SET EXERCISE
Your copy of the material must match it exactly, except that pictures are dropped.

───── DATA ─────

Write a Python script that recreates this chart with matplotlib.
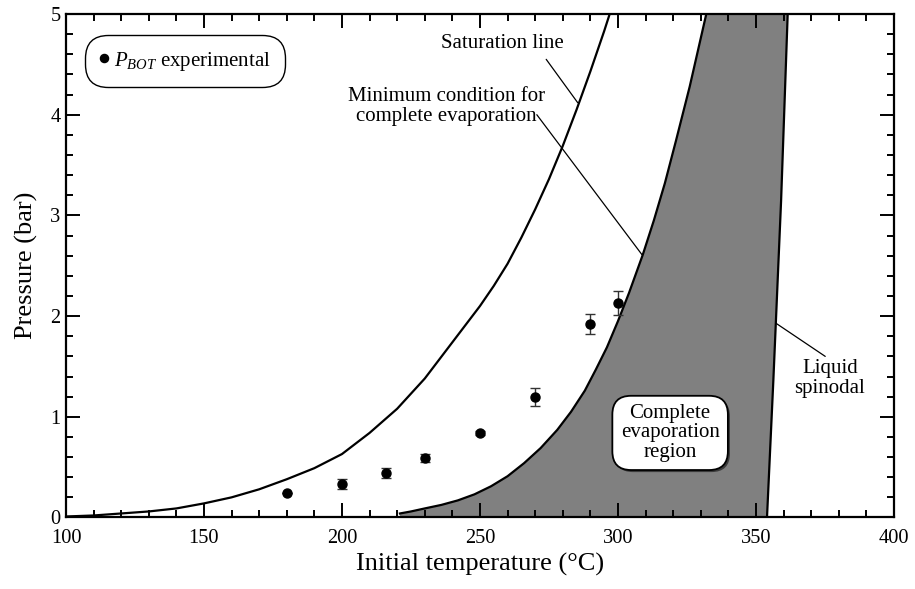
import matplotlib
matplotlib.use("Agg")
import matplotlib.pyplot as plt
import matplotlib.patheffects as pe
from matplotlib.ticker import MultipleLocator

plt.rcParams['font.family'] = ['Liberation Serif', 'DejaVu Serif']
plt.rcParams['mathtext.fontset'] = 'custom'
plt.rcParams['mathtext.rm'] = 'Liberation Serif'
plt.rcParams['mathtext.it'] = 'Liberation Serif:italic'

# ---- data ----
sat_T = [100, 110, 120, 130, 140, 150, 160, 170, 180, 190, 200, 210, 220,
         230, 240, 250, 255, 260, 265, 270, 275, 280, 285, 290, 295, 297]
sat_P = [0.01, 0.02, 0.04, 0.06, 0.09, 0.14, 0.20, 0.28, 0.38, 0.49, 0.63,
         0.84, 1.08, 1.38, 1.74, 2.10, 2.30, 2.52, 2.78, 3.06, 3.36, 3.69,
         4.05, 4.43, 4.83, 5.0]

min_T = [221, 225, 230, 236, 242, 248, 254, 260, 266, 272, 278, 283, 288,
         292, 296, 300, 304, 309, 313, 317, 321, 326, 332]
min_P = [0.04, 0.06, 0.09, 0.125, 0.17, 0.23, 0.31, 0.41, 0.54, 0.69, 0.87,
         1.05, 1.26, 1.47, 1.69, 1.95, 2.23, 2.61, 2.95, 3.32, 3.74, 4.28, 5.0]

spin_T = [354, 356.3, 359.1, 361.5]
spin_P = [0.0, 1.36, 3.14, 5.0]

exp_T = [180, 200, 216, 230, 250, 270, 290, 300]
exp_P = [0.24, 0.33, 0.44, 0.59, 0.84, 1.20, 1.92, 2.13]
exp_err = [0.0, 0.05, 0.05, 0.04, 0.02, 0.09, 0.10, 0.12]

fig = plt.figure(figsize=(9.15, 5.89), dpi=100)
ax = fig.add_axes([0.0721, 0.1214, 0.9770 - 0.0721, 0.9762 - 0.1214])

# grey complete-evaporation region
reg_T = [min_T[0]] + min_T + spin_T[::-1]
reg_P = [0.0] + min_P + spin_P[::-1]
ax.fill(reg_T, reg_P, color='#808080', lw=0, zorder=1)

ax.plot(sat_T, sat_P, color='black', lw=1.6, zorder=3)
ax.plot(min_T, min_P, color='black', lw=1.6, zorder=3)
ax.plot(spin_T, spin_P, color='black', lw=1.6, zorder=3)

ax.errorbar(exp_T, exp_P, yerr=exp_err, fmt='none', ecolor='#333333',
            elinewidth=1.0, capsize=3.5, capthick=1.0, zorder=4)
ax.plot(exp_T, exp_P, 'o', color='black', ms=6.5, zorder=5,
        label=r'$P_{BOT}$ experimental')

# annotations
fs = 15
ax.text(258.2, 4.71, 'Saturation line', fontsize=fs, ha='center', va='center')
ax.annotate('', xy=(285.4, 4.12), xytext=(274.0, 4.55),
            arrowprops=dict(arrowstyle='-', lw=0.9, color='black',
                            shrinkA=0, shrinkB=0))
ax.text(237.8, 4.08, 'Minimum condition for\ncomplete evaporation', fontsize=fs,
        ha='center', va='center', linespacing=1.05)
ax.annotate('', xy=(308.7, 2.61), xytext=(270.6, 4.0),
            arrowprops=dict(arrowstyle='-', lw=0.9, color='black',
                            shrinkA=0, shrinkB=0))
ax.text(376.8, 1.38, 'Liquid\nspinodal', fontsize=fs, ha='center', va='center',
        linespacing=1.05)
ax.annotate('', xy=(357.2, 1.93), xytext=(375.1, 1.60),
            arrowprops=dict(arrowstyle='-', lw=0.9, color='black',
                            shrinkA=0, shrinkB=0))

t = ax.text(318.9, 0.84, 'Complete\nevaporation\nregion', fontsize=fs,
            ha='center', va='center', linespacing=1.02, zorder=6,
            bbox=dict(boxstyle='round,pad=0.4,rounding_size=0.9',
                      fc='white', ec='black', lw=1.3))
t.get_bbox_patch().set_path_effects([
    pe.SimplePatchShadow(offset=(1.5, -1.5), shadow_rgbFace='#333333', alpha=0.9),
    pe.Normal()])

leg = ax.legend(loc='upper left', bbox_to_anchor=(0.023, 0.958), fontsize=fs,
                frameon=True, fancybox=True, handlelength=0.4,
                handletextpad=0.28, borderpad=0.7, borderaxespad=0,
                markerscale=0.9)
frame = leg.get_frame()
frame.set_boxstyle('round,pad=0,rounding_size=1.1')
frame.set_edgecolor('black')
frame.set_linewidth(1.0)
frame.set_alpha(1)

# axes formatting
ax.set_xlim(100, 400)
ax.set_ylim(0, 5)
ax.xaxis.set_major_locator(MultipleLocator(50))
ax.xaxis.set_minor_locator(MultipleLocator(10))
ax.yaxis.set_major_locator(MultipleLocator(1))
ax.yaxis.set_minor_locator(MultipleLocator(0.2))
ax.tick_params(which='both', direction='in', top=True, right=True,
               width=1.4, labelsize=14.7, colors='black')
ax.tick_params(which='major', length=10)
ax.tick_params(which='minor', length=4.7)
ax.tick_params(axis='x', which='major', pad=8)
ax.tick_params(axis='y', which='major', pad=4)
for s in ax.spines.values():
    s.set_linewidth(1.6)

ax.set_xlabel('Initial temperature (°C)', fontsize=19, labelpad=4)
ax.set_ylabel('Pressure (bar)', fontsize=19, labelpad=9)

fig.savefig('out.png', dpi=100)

─────

RESPONSE FOR THIS EXERCISE
Write a Python script that recreates this chart with matplotlib.
import matplotlib
matplotlib.use("Agg")
import matplotlib.pyplot as plt
import matplotlib.patheffects as pe
from matplotlib.ticker import MultipleLocator

plt.rcParams['font.family'] = ['Liberation Serif', 'DejaVu Serif']
plt.rcParams['mathtext.fontset'] = 'custom'
plt.rcParams['mathtext.rm'] = 'Liberation Serif'
plt.rcParams['mathtext.it'] = 'Liberation Serif:italic'

# ---- data ----
sat_T = [100, 110, 120, 130, 140, 150, 160, 170, 180, 190, 200, 210, 220,
         230, 240, 250, 255, 260, 265, 270, 275, 280, 285, 290, 295, 297]
sat_P = [0.01, 0.02, 0.04, 0.06, 0.09, 0.14, 0.20, 0.28, 0.38, 0.49, 0.63,
         0.84, 1.08, 1.38, 1.74, 2.10, 2.30, 2.52, 2.78, 3.06, 3.36, 3.69,
         4.05, 4.43, 4.83, 5.0]

min_T = [221, 225, 230, 236, 242, 248, 254, 260, 266, 272, 278, 283, 288,
         292, 296, 300, 304, 309, 313, 317, 321, 326, 332]
min_P = [0.04, 0.06, 0.09, 0.125, 0.17, 0.23, 0.31, 0.41, 0.54, 0.69, 0.87,
         1.05, 1.26, 1.47, 1.69, 1.95, 2.23, 2.61, 2.95, 3.32, 3.74, 4.28, 5.0]

spin_T = [354, 356.3, 359.1, 361.5]
spin_P = [0.0, 1.36, 3.14, 5.0]

exp_T = [180, 200, 216, 230, 250, 270, 290, 300]
exp_P = [0.24, 0.33, 0.44, 0.59, 0.84, 1.20, 1.92, 2.13]
exp_err = [0.0, 0.05, 0.05, 0.04, 0.02, 0.09, 0.10, 0.12]

fig = plt.figure(figsize=(9.15, 5.89), dpi=100)
ax = fig.add_axes([0.0721, 0.1214, 0.9770 - 0.0721, 0.9762 - 0.1214])

# grey complete-evaporation region
reg_T = [min_T[0]] + min_T + spin_T[::-1]
reg_P = [0.0] + min_P + spin_P[::-1]
ax.fill(reg_T, reg_P, color='#808080', lw=0, zorder=1)

ax.plot(sat_T, sat_P, color='black', lw=1.6, zorder=3)
ax.plot(min_T, min_P, color='black', lw=1.6, zorder=3)
ax.plot(spin_T, spin_P, color='black', lw=1.6, zorder=3)

ax.errorbar(exp_T, exp_P, yerr=exp_err, fmt='none', ecolor='#333333',
            elinewidth=1.0, capsize=3.5, capthick=1.0, zorder=4)
ax.plot(exp_T, exp_P, 'o', color='black', ms=6.5, zorder=5,
        label=r'$P_{BOT}$ experimental')

# annotations
fs = 15
ax.text(258.2, 4.71, 'Saturation line', fontsize=fs, ha='center', va='center')
ax.annotate('', xy=(285.4, 4.12), xytext=(274.0, 4.55),
            arrowprops=dict(arrowstyle='-', lw=0.9, color='black',
                            shrinkA=0, shrinkB=0))
ax.text(237.8, 4.08, 'Minimum condition for\ncomplete evaporation', fontsize=fs,
        ha='center', va='center', linespacing=1.05)
ax.annotate('', xy=(308.7, 2.61), xytext=(270.6, 4.0),
            arrowprops=dict(arrowstyle='-', lw=0.9, color='black',
                            shrinkA=0, shrinkB=0))
ax.text(376.8, 1.38, 'Liquid\nspinodal', fontsize=fs, ha='center', va='center',
        linespacing=1.05)
ax.annotate('', xy=(357.2, 1.93), xytext=(375.1, 1.60),
            arrowprops=dict(arrowstyle='-', lw=0.9, color='black',
                            shrinkA=0, shrinkB=0))

t = ax.text(318.9, 0.84, 'Complete\nevaporation\nregion', fontsize=fs,
            ha='center', va='center', linespacing=1.02, zorder=6,
            bbox=dict(boxstyle='round,pad=0.4,rounding_size=0.9',
                      fc='white', ec='black', lw=1.3))
t.get_bbox_patch().set_path_effects([
    pe.SimplePatchShadow(offset=(1.5, -1.5), shadow_rgbFace='#333333', alpha=0.9),
    pe.Normal()])

leg = ax.legend(loc='upper left', bbox_to_anchor=(0.023, 0.958), fontsize=fs,
                frameon=True, fancybox=True, handlelength=0.4,
                handletextpad=0.28, borderpad=0.7, borderaxespad=0,
                markerscale=0.9)
frame = leg.get_frame()
frame.set_boxstyle('round,pad=0,rounding_size=1.1')
frame.set_edgecolor('black')
frame.set_linewidth(1.0)
frame.set_alpha(1)

# axes formatting
ax.set_xlim(100, 400)
ax.set_ylim(0, 5)
ax.xaxis.set_major_locator(MultipleLocator(50))
ax.xaxis.set_minor_locator(MultipleLocator(10))
ax.yaxis.set_major_locator(MultipleLocator(1))
ax.yaxis.set_minor_locator(MultipleLocator(0.2))
ax.tick_params(which='both', direction='in', top=True, right=True,
               width=1.4, labelsize=14.7, colors='black')
ax.tick_params(which='major', length=10)
ax.tick_params(which='minor', length=4.7)
ax.tick_params(axis='x', which='major', pad=8)
ax.tick_params(axis='y', which='major', pad=4)
for s in ax.spines.values():
    s.set_linewidth(1.6)

ax.set_xlabel('Initial temperature (°C)', fontsize=19, labelpad=4)
ax.set_ylabel('Pressure (bar)', fontsize=19, labelpad=9)

fig.savefig('out.png', dpi=100)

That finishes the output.